The NJCPA and the New Jersey Civil Justice Institute support this legislation which would limit the amount of appeal bonds in civil actions to $50 million. When a defendant loses a case at trial and the plaintiff receives a monetary award, state law typically allows the plaintiff to collect that money as soon as the trial court proceedings are completed. In many cases, however, the defendant will appeal to a higher court seeking reversal of the trial court’s determination. Under current New Jersey law, the defendant must post a bond for the full amount of the award while the appeal is pending.
With awards now reaching hundreds of millions of dollars, it is often financially ruinous for a defendant to post such a large bond, and this de facto inability to appeal is used by plaintiff attorneys as a club against defendants. Defendants are forced to settle cases even though they are confident an unfair award would be lowered or dismissed at the appellate level. This legislation would help ensure that the appellate level remains open to defendants who are hit with large damages at the trial level.

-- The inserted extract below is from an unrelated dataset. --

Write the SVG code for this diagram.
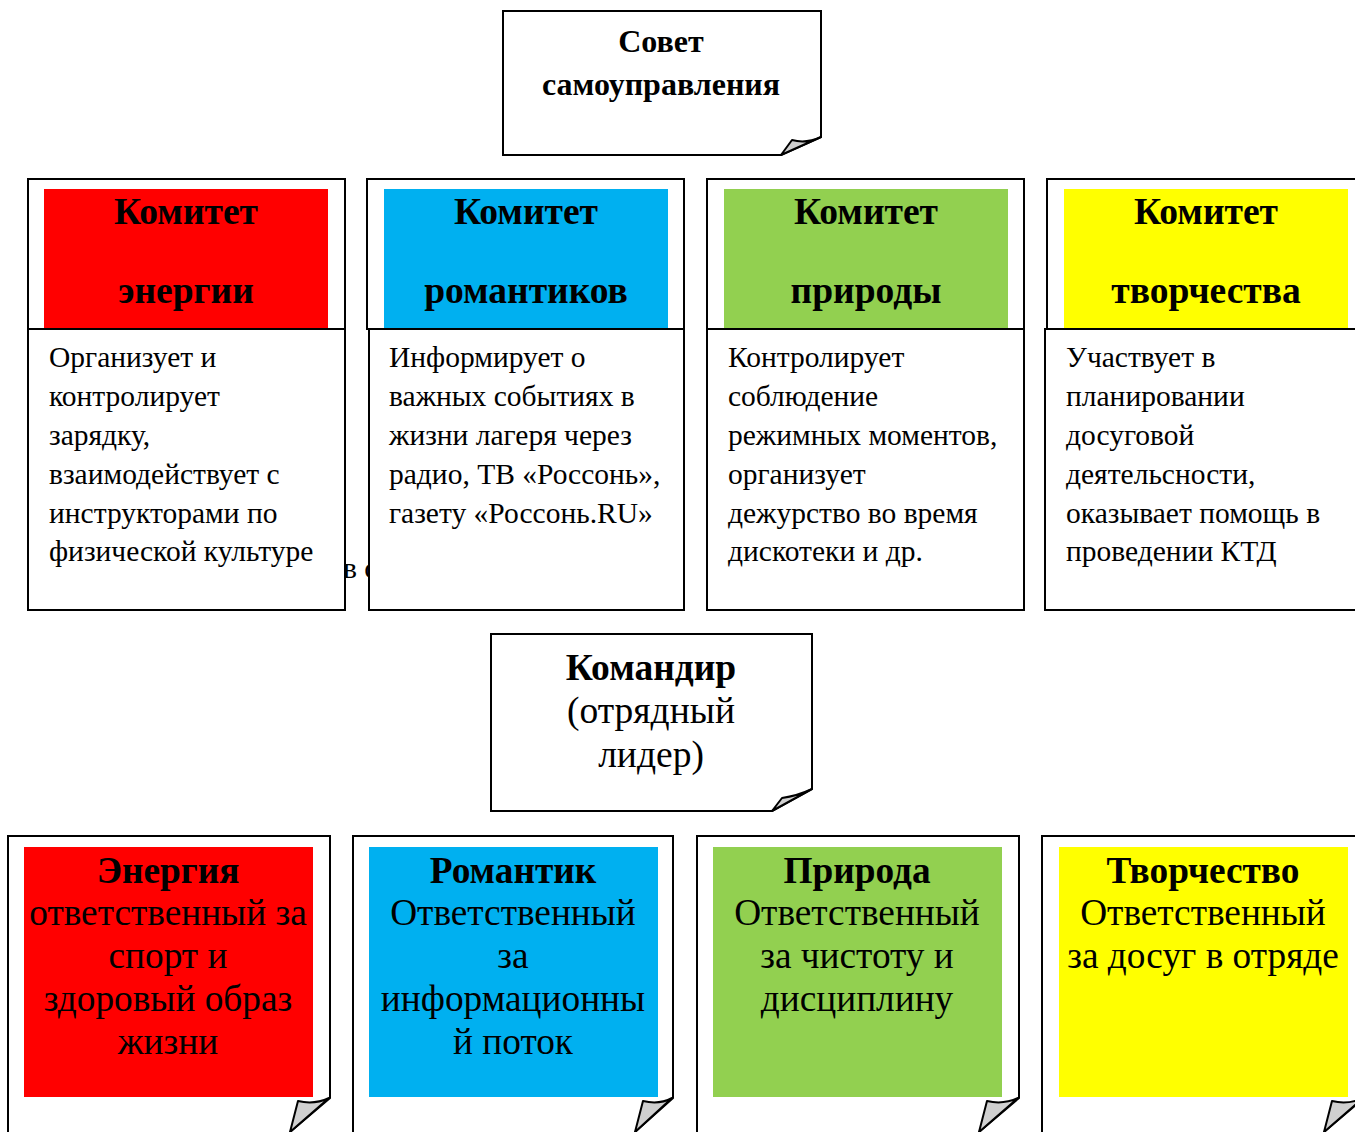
<svg xmlns="http://www.w3.org/2000/svg" width="1355" height="1132" viewBox="0 0 1355 1132">
<style>
.box{fill:#fff;stroke:#000;stroke-width:2}
.fold{fill:#d0d0d0;stroke:#000;stroke-width:2;stroke-linejoin:round}
.t{font-family:"Liberation Serif","Times New Roman",serif;fill:#000}
.b{font-weight:bold}
.c{text-anchor:middle}
.hd{font-size:37.5px;font-weight:bold;text-anchor:middle}
.ds{font-size:29.5px}
.bt{font-size:37.3px;text-anchor:middle}
</style>
<rect width="1355" height="1132" fill="#fff"/>
<g id="connectors"></g>

<g id="sovet">
<path class="box" d="M503,11 H821 V137 L781,155 H503 Z"/>
<path class="fold" d="M781,155 L792,140 Q806,144 821,137 Z"/>
<text class="t b c" x="661" y="52" font-size="32">Совет</text>
<text class="t b c" x="661" y="95" font-size="32">самоуправления</text>
</g>

<text class="t" x="343" y="578" font-size="29.5">в с</text>

<g id="kom-energii">
<rect class="box" x="28" y="179" width="317" height="150"/>
<rect x="44" y="189" width="284" height="139" fill="#ff0000"/>
<text class="t hd" x="186" y="224">Комитет</text>
<text class="t hd" x="186" y="303">энергии</text>
<rect class="box" x="28" y="329" width="317" height="281"/>
<text class="t ds" x="49" y="367">Организует и</text>
<text class="t ds" x="49" y="406">контролирует</text>
<text class="t ds" x="49" y="445">зарядку,</text>
<text class="t ds" x="49" y="484">взаимодействует с</text>
<text class="t ds" x="49" y="523">инструкторами по</text>
<text class="t ds" x="49" y="561">физической культуре</text>
</g>

<g id="kom-romantikov">
<rect class="box" x="367" y="179" width="317" height="150"/>
<rect x="384" y="189" width="284" height="139" fill="#00b0f0"/>
<text class="t hd" x="526" y="224">Комитет</text>
<text class="t hd" x="526" y="303">романтиков</text>
<rect class="box" x="369" y="329" width="315" height="281"/>
<text class="t ds" x="389" y="367">Информирует о</text>
<text class="t ds" x="389" y="406">важных событиях в</text>
<text class="t ds" x="389" y="445">жизни лагеря через</text>
<text class="t ds" x="389" y="484">радио, ТВ «Россонь»,</text>
<text class="t ds" x="389" y="523">газету «Россонь.RU»</text>
</g>

<g id="kom-prirody">
<rect class="box" x="707" y="179" width="317" height="150"/>
<rect x="724" y="189" width="284" height="139" fill="#92d050"/>
<text class="t hd" x="866" y="224">Комитет</text>
<text class="t hd" x="866" y="303">природы</text>
<rect class="box" x="707" y="329" width="317" height="281"/>
<text class="t ds" x="728" y="367">Контролирует</text>
<text class="t ds" x="728" y="406">соблюдение</text>
<text class="t ds" x="728" y="445">режимных моментов,</text>
<text class="t ds" x="728" y="484">организует</text>
<text class="t ds" x="728" y="523">дежурство во время</text>
<text class="t ds" x="728" y="561">дискотеки и др.</text>
</g>

<g id="kom-tvorchestva">
<rect class="box" x="1047" y="179" width="317" height="150"/>
<rect x="1064" y="189" width="284" height="139" fill="#ffff00"/>
<text class="t hd" x="1206" y="224">Комитет</text>
<text class="t hd" x="1206" y="303">творчества</text>
<rect class="box" x="1045" y="329" width="319" height="281"/>
<text class="t ds" x="1066" y="367">Участвует в</text>
<text class="t ds" x="1066" y="406">планировании</text>
<text class="t ds" x="1066" y="445">досуговой</text>
<text class="t ds" x="1066" y="484">деятельсности,</text>
<text class="t ds" x="1066" y="523">оказывает помощь в</text>
<text class="t ds" x="1066" y="561">проведении КТД</text>
</g>

<g id="komandir">
<path class="box" d="M491,634 H812 V789 L772,811 H491 Z"/>
<path class="fold" d="M772,811 L782,798 Q797,796 812,789 Z"/>
<text class="t b c" x="651" y="680" font-size="37.5">Командир</text>
<text class="t c" x="651" y="723" font-size="37.5">(отрядный</text>
<text class="t c" x="651" y="767" font-size="37.5">лидер)</text>
</g>

<g id="energiya">
<path class="box" d="M8,1140 V836 H330 V1098 L290,1132"/>
<rect x="24" y="847" width="289" height="250" fill="#ff0000"/>
<path class="fold" d="M290,1132 L298,1101 Q314,1105 329,1098 Z"/>
<text class="t bt b" x="168" y="883">Энергия</text>
<text class="t bt" x="168" y="925">ответственный за</text>
<text class="t bt" x="168" y="968">спорт и</text>
<text class="t bt" x="168" y="1011">здоровый образ</text>
<text class="t bt" x="168" y="1054">жизни</text>
</g>

<g id="romantik">
<path class="box" d="M353,1140 V836 H673 V1098 L635,1132"/>
<rect x="369" y="847" width="289" height="250" fill="#00b0f0"/>
<path class="fold" d="M635,1132 L643,1101 Q659,1105 672,1098 Z"/>
<text class="t bt b" x="513" y="883">Романтик</text>
<text class="t bt" x="513" y="925">Ответственный</text>
<text class="t bt" x="513" y="968">за</text>
<text class="t bt" x="513" y="1011">информационны</text>
<text class="t bt" x="513" y="1054">й поток</text>
</g>

<g id="priroda">
<path class="box" d="M697,1140 V836 H1019 V1098 L979,1132"/>
<rect x="713" y="847" width="289" height="250" fill="#92d050"/>
<path class="fold" d="M979,1132 L987,1101 Q1003,1105 1018,1098 Z"/>
<text class="t bt b" x="857" y="883">Природа</text>
<text class="t bt" x="857" y="925">Ответственный</text>
<text class="t bt" x="857" y="968">за чистоту и</text>
<text class="t bt" x="857" y="1011">дисциплину</text>
</g>

<g id="tvorchestvo">
<path class="box" d="M1042,1140 V836 H1364 V1098 L1324,1132"/>
<rect x="1059" y="847" width="289" height="250" fill="#ffff00"/>
<path class="fold" d="M1324,1132 L1332,1101 Q1348,1105 1363,1098 Z"/>
<text class="t bt b" x="1203" y="883">Творчество</text>
<text class="t bt" x="1203" y="925">Ответственный</text>
<text class="t bt" x="1203" y="968">за досуг в отряде</text>
</g>
</svg>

The CPA profession’s concern about the impact of having to post huge appeal bonds is not just theoretical. There have been many multi-million-dollar judgments against CPA firms. For example, in the 2007 case of Banco Espirito v. BDO International in Florida, the CPA firm BDO was held liable for $522 million. If Florida had not enacted legislation similar to A434 in the previous year, BDO would probably not have been able to post a bond of $522 million and would probably have gone out of business. That would have put the 2,700 people who work at BDO out of work. Instead, BDO was able to appeal, and the case was eventually dismissed.